Decisivo paso hacia un mejor control
N uestra república ha padecido históricamente de un pernicioso déficit. Dicho de manera llana: los jueces han mostrado en general escasa disposición para controlar seriamente a los funcionarios que detentan importantes cuotas de poder. Sólo cuando esos funcionarios lo han perdido es que los magistrados, también en general, se atreven a indagar en la forma en que aquéllos cumplieron con el mandato otorgado por el pueblo, como verdadero soberano.
Es cierto que muchas veces los órganos encargados de brindar protección a los jueces para que éstos cumplan su misión con la necesaria tranquilidad -léase el Ministerio de Justicia o el Consejo de la Magistratura- han sido los primeros en hacerle saber al magistrado de turno de los problemas que enfrentaría, en caso de intentar lo que debería ser básico en un esquema de país serio. Dicho nuevamente en forma llana: que los funcionarios sepan que, como cualquier mortal común, se encuentran igualmente sometidos al imperio de la ley.
La reciente resolución que ordena el procesamiento del vicepresidente Boudou constituye un paso de tremenda importancia para comenzar a paliar el déficit señalado al comienzo. Un principio que desde ya ha de amparar al licenciado Boudou es el de la presunción de inocencia, de manera tal que el vicepresidente puede confiar en que con posterioridad a esta decisión se abrirán nuevas etapas de amplia producción de prueba. Si, como él señala, es realmente ajeno a los gravísimos hechos que se le imputan, habrá otros jueces -a quienes debería dejarse trabajar sin presiones ni ataques a su independencia- que estarán en condiciones de así establecerlo. Esta decisión que ahora lo afecta tiene el mérito de haber concretado muy específicamente los cargos en su contra, con una minuciosa mención de las pruebas e indicios que provocan que el proceso deba seguir adelante.
Esos cargos incluyen imputaciones de haber desplegado conductas en nuestro medio nada infrecuentes, y que deberíamos aprender a desterrar para siempre. Esto es -siempre presuntamente- el haber aceptado beneficios económicos indebidos y haberse interesado en negocios totalmente incompatibles con su alta jerarquía.

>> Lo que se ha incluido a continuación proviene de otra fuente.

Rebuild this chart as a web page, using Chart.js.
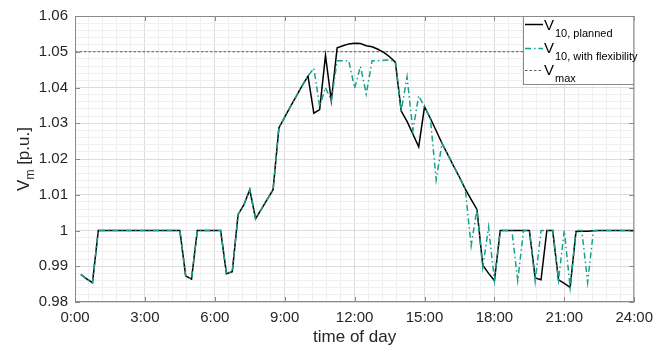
<!DOCTYPE html>
<html>
<head>
<meta charset="utf-8">
<script src="https://cdn.jsdelivr.net/npm/chart.js@4.4.0/dist/chart.umd.min.js"></script>
<style>
  body { margin: 0; background: #fff; }
  #wrap { width: 660px; height: 349px; }
</style>
</head>
<body>
<div id="wrap"><canvas id="voltChart" width="660" height="349"></canvas></div>
<script>
// --- DATA (15 min steps) ---
const timeOfDay = [
  0.25, 0.5, 0.75,
  1, 1.25, 1.5, 1.75,   2, 2.25, 2.5, 2.75,   3, 3.25, 3.5, 3.75,
  4, 4.25, 4.5, 4.75,   5, 5.25, 5.5, 5.75,   6, 6.25, 6.5, 6.75,
  7, 7.25, 7.5, 7.75,   8, 8.25, 8.5, 8.75,   9, 9.25, 9.5, 9.75,
  10, 10.25, 10.5, 10.75, 11, 11.25, 11.5, 11.75, 12, 12.25, 12.5, 12.75,
  13, 13.25, 13.5, 13.75, 14, 14.25, 14.5, 14.75, 15, 15.25, 15.5, 15.75,
  16, 16.25, 16.5, 16.75, 17, 17.25, 17.5, 17.75, 18, 18.25, 18.5, 18.75,
  19, 19.25, 19.5, 19.75, 20, 20.25, 20.5, 20.75, 21, 21.25, 21.5, 21.75,
  22, 22.25, 22.5, 22.75, 23, 23.25, 23.5, 23.75,
  24
];

const vPlanned = [
  0.9877, 0.9865, 0.9854,
  1.0, 1.0, 1.0, 1.0,
  1.0, 1.0, 1.0, 1.0,
  1.0, 1.0, 1.0, 1.0,
  1.0, 1.0, 1.0, 0.9873,
  0.9864, 1.0, 1.0, 1.0,
  1.0, 1.0, 0.9879, 0.9885,
  1.0045, 1.0072, 1.0114, 1.0033,
  1.0060, 1.0087, 1.0114, 1.0287,
  1.0317, 1.0347, 1.0376, 1.0405,
  1.0432, 1.0328, 1.0338, 1.0490,
  1.0363, 1.0511, 1.0517, 1.0522,
  1.0524, 1.0523, 1.0517, 1.0514,
  1.0507, 1.0498, 1.0486, 1.0471,
  1.0334, 1.0305, 1.0270, 1.0234,
  1.0346, 1.0314, 1.0279, 1.0244,
  1.0212, 1.0180, 1.0149, 1.0116,
  1.0087, 1.0059, 0.9903, 0.9880,
  0.9860, 1.0, 1.0, 1.0,
  1.0, 1.0, 1.0, 0.9867,
  0.9862, 1.0, 1.0, 0.9862,
  0.9852, 0.9841, 0.9997, 0.9998,
  0.9998, 0.9999, 1.0, 1.0,
  1.0, 1.0, 1.0, 1.0,
  1.0
];

const vFlex = [
  0.9877, 0.9865, 0.9854,
  1.0, 1.0, 1.0, 1.0,
  1.0, 1.0, 1.0, 1.0,
  1.0, 1.0, 1.0, 1.0,
  1.0, 1.0, 1.0, 0.9873,
  0.9864, 1.0, 1.0, 1.0,
  1.0, 1.0, 0.9879, 0.9885,
  1.0045, 1.0072, 1.0114, 1.0033,
  1.0060, 1.0087, 1.0114, 1.0287,
  1.0317, 1.0347, 1.0376, 1.0405,
  1.0432, 1.0454, 1.0347, 1.0400,
  1.0363, 1.0475, 1.0475, 1.0475,
  1.0398, 1.0459, 1.0382, 1.0475,
  1.0475, 1.0476, 1.0477, 1.0471,
  1.0334, 1.0430, 1.0280, 1.0377,
  1.0346, 1.0314, 1.0142, 1.0244,
  1.0212, 1.0180, 1.0149, 1.0116,
  0.9957, 1.0059, 0.9897, 1.0010,
  0.9860, 1.0, 1.0, 1.0,
  0.9860, 1.0, 1.0, 0.9857,
  1.0, 1.0, 1.0, 0.9862,
  1.0, 0.9841, 1.0, 1.0,
  0.9855, 1.0, 1.0, 1.0,
  1.0, 1.0, 1.0, 1.0,
  1.0
];

const vMax = 1.05;

const xTicks = [0, 3, 6, 9, 12, 15, 18, 21, 24];
const xTickLabels = ['0:00', '3:00', '6:00', '9:00', '12:00', '15:00', '18:00', '21:00', '24:00'];
const yTicks = [0.98, 0.99, 1.00, 1.01, 1.02, 1.03, 1.04, 1.05, 1.06];
const yTickLabels = ['0.98', '0.99', '1', '1.01', '1.02', '1.03', '1.04', '1.05', '1.06'];

// --- STYLE ---
const FONT = "'Liberation Sans', Arial, Helvetica, sans-serif";
const GREEN = '#17a08e';
const AXIS = '#8a8a8a';
const DASHDOT = [6, 3, 1.5, 3];

function withMinor(majors, n) {
  const out = [];
  for (let i = 0; i < majors.length - 1; i++) {
    const a = majors[i], b = majors[i + 1];
    for (let k = 0; k < n; k++) out.push(a + (b - a) * k / n);
  }
  out.push(majors[majors.length - 1]);
  return out;
}
const majorIdx = (arr, v) => arr.findIndex(m => Math.abs(m - v) < 1e-7);

const toXY = vals => vals.map((v, i) => ({ x: timeOfDay[i], y: v }));

// frame, inward ticks, legend and axis titles (need subscripts)
const matlabFrame = {
  id: 'matlabFrame',
  afterDraw(chart) {
    const c = chart.ctx;
    const a = chart.chartArea;
    const sx = chart.scales.x, sy = chart.scales.y;
    c.save();

    // box
    c.strokeStyle = AXIS;
    c.lineWidth = 1;
    c.strokeRect(a.left + 0.5, a.top + 0.5, a.right - a.left - 1, a.bottom - a.top - 1);

    // inward ticks
    c.beginPath();
    xTicks.forEach(t => {
      const px = Math.round(sx.getPixelForValue(t)) + 0.5;
      c.moveTo(px, a.bottom); c.lineTo(px, a.bottom - 5);
      c.moveTo(px, a.top); c.lineTo(px, a.top + 5);
    });
    yTicks.forEach(t => {
      const py = Math.round(sy.getPixelForValue(t)) + 0.5;
      c.moveTo(a.left, py); c.lineTo(a.left + 5, py);
      c.moveTo(a.right, py); c.lineTo(a.right - 5, py);
    });
    c.stroke();

    // legend
    const lx = 523, ly = a.top, lw = a.right - lx, lh = 69;
    c.fillStyle = '#fff';
    c.fillRect(lx, ly, lw, lh);
    c.strokeStyle = '#8a8a8a';
    c.strokeRect(lx + 0.5, ly + 0.5, lw - 1, lh - 1);

    const rows = [
      { y: 24.5, base: 29.5, sub: '10, planned', dash: [], color: '#000', w: 1.5 },
      { y: 48.5, base: 52.5, sub: '10, with flexibility', dash: DASHDOT, color: GREEN, w: 1.5 },
      { y: 70.5, base: 74.5, sub: 'max', dash: [2.5, 2], color: '#333', w: 0.8 }
    ];
    rows.forEach(r => {
      c.beginPath();
      c.setLineDash(r.dash);
      c.strokeStyle = r.color;
      c.lineWidth = r.w;
      c.moveTo(525, r.y); c.lineTo(543, r.y);
      c.stroke();
      c.setLineDash([]);
      c.fillStyle = '#000';
      c.textBaseline = 'alphabetic';
      c.textAlign = 'left';
      c.font = '15px ' + FONT;
      c.fillText('V', 544, r.base);
      c.font = '11px ' + FONT;
      c.fillText(r.sub, 555, r.base + 7);
    });

    // x title
    c.fillStyle = '#262626';
    c.font = '17px ' + FONT;
    c.textAlign = 'center';
    c.fillText('time of day', (a.left + a.right) / 2, 342);

    // y title, rotated
    c.translate(29, (a.top + a.bottom) / 2);
    c.rotate(-Math.PI / 2);
    c.textAlign = 'left';
    c.font = '17px ' + FONT;
    const wV = c.measureText('V').width;
    const wRest = c.measureText(' [p.u.]').width;
    c.font = '12px ' + FONT;
    const wM = c.measureText('m').width;
    let x0 = -(wV + wM + wRest) / 2;
    c.font = '17px ' + FONT;
    c.fillText('V', x0, 0);
    c.font = '12px ' + FONT;
    c.fillText('m', x0 + wV, 5);
    c.font = '17px ' + FONT;
    c.fillText(' [p.u.]', x0 + wV + wM, 0);

    c.restore();
  }
};

const ctx = document.getElementById('voltChart');
const chart = new Chart(ctx, {
  type: 'line',
  data: {
    datasets: [
      {
        label: 'V10, with flexibility',
        data: toXY(vFlex),
        borderColor: GREEN,
        borderWidth: 1.5,
        borderDash: DASHDOT,
        pointRadius: 0,
        tension: 0,
        order: 0
      },
      {
        label: 'V10, planned',
        data: toXY(vPlanned),
        borderColor: '#000',
        borderWidth: 1.5,
        pointRadius: 0,
        tension: 0,
        order: 1
      },
      {
        label: 'Vmax',
        data: [{ x: xTicks[0], y: vMax }, { x: xTicks[xTicks.length - 1], y: vMax }],
        borderColor: '#333',
        borderWidth: 0.8,
        borderDash: [2.5, 2],
        pointRadius: 0,
        order: 2
      }
    ]
  },
  options: {
    responsive: false,
    animation: false,
    devicePixelRatio: 1,
    layout: { padding: { left: 0, right: 21, top: 15, bottom: 0 } },
    plugins: { legend: { display: false }, tooltip: { enabled: false } },
    scales: {
      x: {
        type: 'linear',
        min: 0, max: 24,
        afterBuildTicks: s => { s.ticks = withMinor(xTicks, 5).map(v => ({ value: v })); },
        afterFit: s => { s.height = 47; },
        ticks: {
          autoSkip: false, maxRotation: 0, padding: 7,
          color: '#262626',
          font: { family: FONT, size: 15 },
          callback: v => { const i = majorIdx(xTicks, v); return i >= 0 ? xTickLabels[i] : ''; }
        },
        grid: {
          drawTicks: false,
          color: c => majorIdx(xTicks, c.tick.value) >= 0 ? '#dcdcdc' : '#efefef'
        },
        border: { display: false }
      },
      y: {
        type: 'linear',
        min: 0.98, max: 1.06,
        afterBuildTicks: s => { s.ticks = withMinor(yTicks, 5).map(v => ({ value: v })); },
        afterFit: s => { s.width = 75; },
        ticks: {
          autoSkip: false, padding: 7,
          color: '#262626',
          font: { family: FONT, size: 15 },
          callback: v => { const i = majorIdx(yTicks, v); return i >= 0 ? yTickLabels[i] : ''; }
        },
        grid: {
          drawTicks: false,
          color: c => majorIdx(yTicks, c.tick.value) >= 0 ? '#dcdcdc' : '#efefef'
        },
        border: { display: false }
      }
    }
  },
  plugins: [matlabFrame]
});
</script>
</body>
</html>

La ciudadanía toda tiene derecho a que sus representantes, sobre todo cuando desempeñan tan alto cargo, sean éticamente irreprochables. Lo ideal, desde ya, sería que además de eso fueran capaces en el desempeño de su cargo. Si esta última virtud está ausente la ciudadanía, mediante el sufragio, tiene la posibilidad de que esa incapacidad sea en algún momento revertida. Pero si lo que falla es la imprescindible cuota de honradez, el daño institucional se proyecta por mucho más tiempo.